Monday, May 9, 2011

Are team players proto-dictators?

I was reading (as I sometimes do) and in the midst of this post I found an intriguing point:
Teams give their members, above and beyond anything else, a sort of prepackaged certainty in a worldview and a sense of being right. They validate our certainty, and give us a bulwark against doubt. And recently I gave in to the notion that somehow we must pick a side if we are to ever have anything worthwhile to say, that all those wishy-washy fence-sitters were little better than David Broder, engaging in all sorts of false equivalencies. I was wrong to do so. I was wrong not only to think that I could be part of a team, but wrong to think I could cheer on the liberal side exclusively, that I could fit into that particular box.
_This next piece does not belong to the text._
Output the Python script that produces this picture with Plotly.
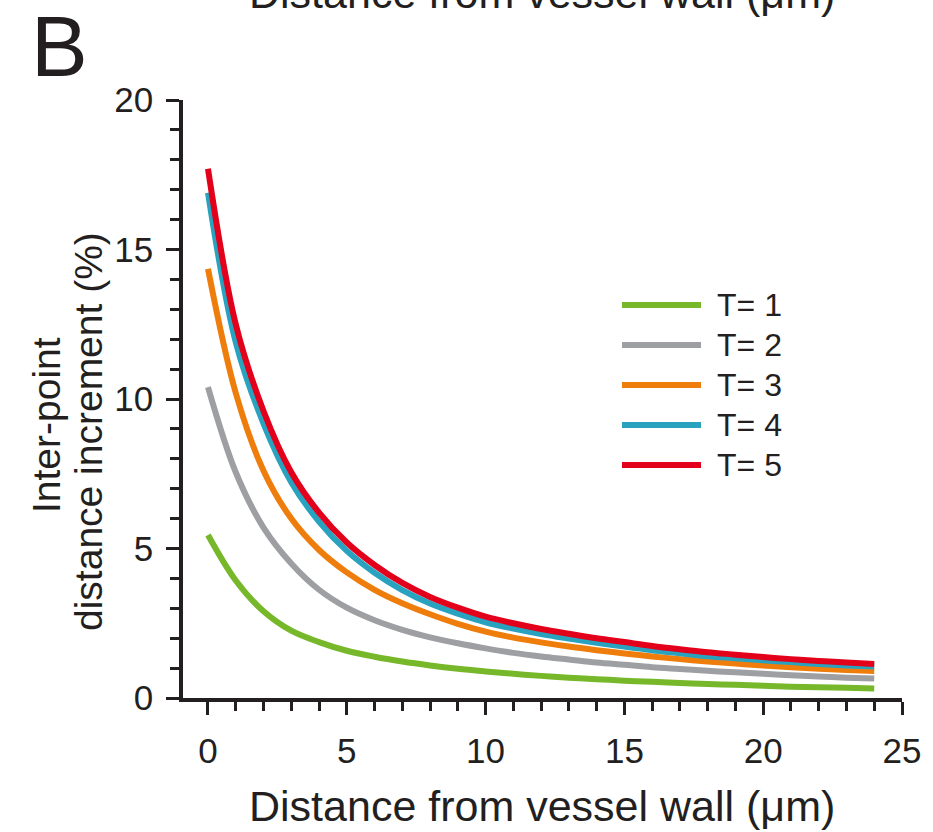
import plotly.graph_objects as go

# ---------------- data ----------------
x_um = list(range(0, 25))

t1 = [5.45, 3.93, 2.90, 2.25, 1.87, 1.58, 1.38, 1.22, 1.09, 0.98, 0.89, 0.81, 0.74,
      0.68, 0.63, 0.58, 0.54, 0.50, 0.47, 0.44, 0.41, 0.38, 0.36, 0.34, 0.32]
t2 = [10.40, 7.55, 5.70, 4.50, 3.62, 3.02, 2.60, 2.28, 2.03, 1.83, 1.66, 1.51, 1.39,
      1.29, 1.19, 1.11, 1.03, 0.97, 0.91, 0.86, 0.81, 0.76, 0.72, 0.68, 0.65]
t3 = [14.35, 10.20, 7.60, 6.00, 4.95, 4.20, 3.62, 3.17, 2.80, 2.48, 2.22, 2.02, 1.86,
      1.72, 1.60, 1.49, 1.39, 1.30, 1.22, 1.15, 1.09, 1.03, 0.98, 0.94, 0.90]
t4 = [16.90, 11.90, 9.18, 7.22, 5.90, 4.92, 4.19, 3.61, 3.16, 2.82, 2.53, 2.32, 2.14,
      1.99, 1.85, 1.72, 1.60, 1.50, 1.40, 1.33, 1.26, 1.20, 1.14, 1.09, 1.05]
t5 = [17.70, 12.50, 9.60, 7.55, 6.20, 5.20, 4.45, 3.85, 3.38, 3.02, 2.72, 2.50, 2.31,
      2.15, 2.00, 1.87, 1.74, 1.63, 1.53, 1.45, 1.37, 1.30, 1.24, 1.19, 1.14]

series_names = ["T= 1", "T= 2", "T= 3", "T= 4", "T= 5"]
series_values = [t1, t2, t3, t4, t5]
series_colors = ["#76b82a", "#9d9fa2", "#ef7d0b", "#28a2be", "#e3001b"]

x_tick_vals = [0, 5, 10, 15, 20, 25]
y_tick_vals = [0, 5, 10, 15, 20]

x_title = "Distance from vessel wall (\u03bcm)"
y_title_1 = "Inter-point"
y_title_2 = "distance increment (%)"
panel_label = "B"

# ---------------- layout geometry ----------------
W, H = 933, 832
ML, MR, MT, MB = 183, 31, 100, 134
PW = W - ML - MR
PH = H - MT - MB
INK = "#231f20"
FONT = "Liberation Sans, Arial, Helvetica, sans-serif"


def px_x(px):
    return (px - ML) / PW


def px_y(py):
    return (H - MB - py) / PH


fig = go.Figure()

for name, vals, col in zip(series_names, series_values, series_colors):
    fig.add_trace(go.Scatter(
        x=x_um, y=vals, mode="lines", name=name,
        line=dict(color=col, width=6, shape="spline", smoothing=1.0),
        showlegend=False, hoverinfo="skip",
    ))

# custom legend (long line samples like the reference)
leg_x0, leg_x1, leg_text_x = 622, 701, 715
leg_y0, leg_dy = 305, 40
shapes = []
annotations = []
for i, (name, col) in enumerate(zip(series_names, series_colors)):
    yy = px_y(leg_y0 + i * leg_dy)
    shapes.append(dict(type="line", xref="paper", yref="paper",
                       x0=px_x(leg_x0), x1=px_x(leg_x1), y0=yy, y1=yy,
                       line=dict(color=col, width=6)))
    annotations.append(dict(text=name, xref="paper", yref="paper",
                            x=px_x(leg_text_x), y=yy, xanchor="left", yanchor="middle",
                            showarrow=False, font=dict(size=32, color=INK, family=FONT)))

x_title_font = dict(size=43, color=INK, family=FONT)
y_title_font = dict(size=39, color=INK, family=FONT)
# x-axis title
annotations.append(dict(text=x_title, xref="paper", yref="paper",
                        x=px_x(542), y=px_y(806), xanchor="center", yanchor="middle",
                        showarrow=False, font=x_title_font))
# cut-off title from the panel above
annotations.append(dict(text=x_title, xref="paper", yref="paper",
                        x=px_x(542), y=px_y(806 - 813), xanchor="center", yanchor="middle",
                        showarrow=False, font=x_title_font))
# y-axis title (two lines)
annotations.append(dict(text=y_title_1, xref="paper", yref="paper",
                        x=px_x(46), y=px_y(425), xanchor="center", yanchor="middle",
                        textangle=-90, showarrow=False, font=y_title_font))
annotations.append(dict(text=y_title_2, xref="paper", yref="paper",
                        x=px_x(88), y=px_y(432), xanchor="center", yanchor="middle",
                        textangle=-90, showarrow=False, font=y_title_font))
# panel label
annotations.append(dict(text=panel_label, xref="paper", yref="paper",
                        x=px_x(59), y=px_y(46), xanchor="center", yanchor="middle",
                        showarrow=False, font=dict(size=85, color=INK, family=FONT)))

axis_common = dict(
    showline=True, linecolor=INK, linewidth=3.5, mirror=False,
    showgrid=False, zeroline=False,
    ticks="outside", ticklen=13, tickwidth=3, tickcolor=INK,
    tickfont=dict(size=35, color=INK, family=FONT),
)

fig.update_layout(
    width=W, height=H,
    margin=dict(l=ML, r=MR, t=MT, b=MB, pad=0),
    paper_bgcolor="white", plot_bgcolor="white",
    showlegend=False,
    shapes=shapes, annotations=annotations,
    xaxis=dict(range=[-0.9, 25], tickvals=x_tick_vals, ticklabelstandoff=6,
               minor=dict(dtick=1, tick0=0, ticks="outside", ticklen=9, tickwidth=2.5, tickcolor=INK),
               **axis_common),
    yaxis=dict(range=[0, 20], tickvals=y_tick_vals, ticklabelstandoff=6,
               minor=dict(dtick=1, tick0=0, ticks="outside", ticklen=9, tickwidth=2.5, tickcolor=INK),
               **axis_common),
)

fig.write_html("out.html")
Oh, I can’t really cheer on the conservative side either, no doubt about that – the conservative “side” being little more than the conservative movement in this case, hardly a movement known for its doubt or temperance. But I don’t have the disposition of a liberal either, really, the faith required to be a progressive, or the certainty required to be part of a team, toeing whatever line is acceptable and appropriate
 I think this is interesting because, at least from my experience in science, the good stuff happens when we're testing our ideas and assumptions, not when we're scaling out our previous beliefs.  It also evokes something of a feminist idea.  My rector in Sorin once noted that men seem peculiarly able to develop group identities, which holds rather well to pretty much all of my experience.  By the association noted in this passage, are men then more likely to express certainty and eschew doubt?  Why yes, my anecdotal personal experience supports this notion as well.  Seems like we could benefit from a few more women kicking about in the power structures and a certainly from fewer "team players" in general.  Where there are teams it seems there are almost always winners and losers.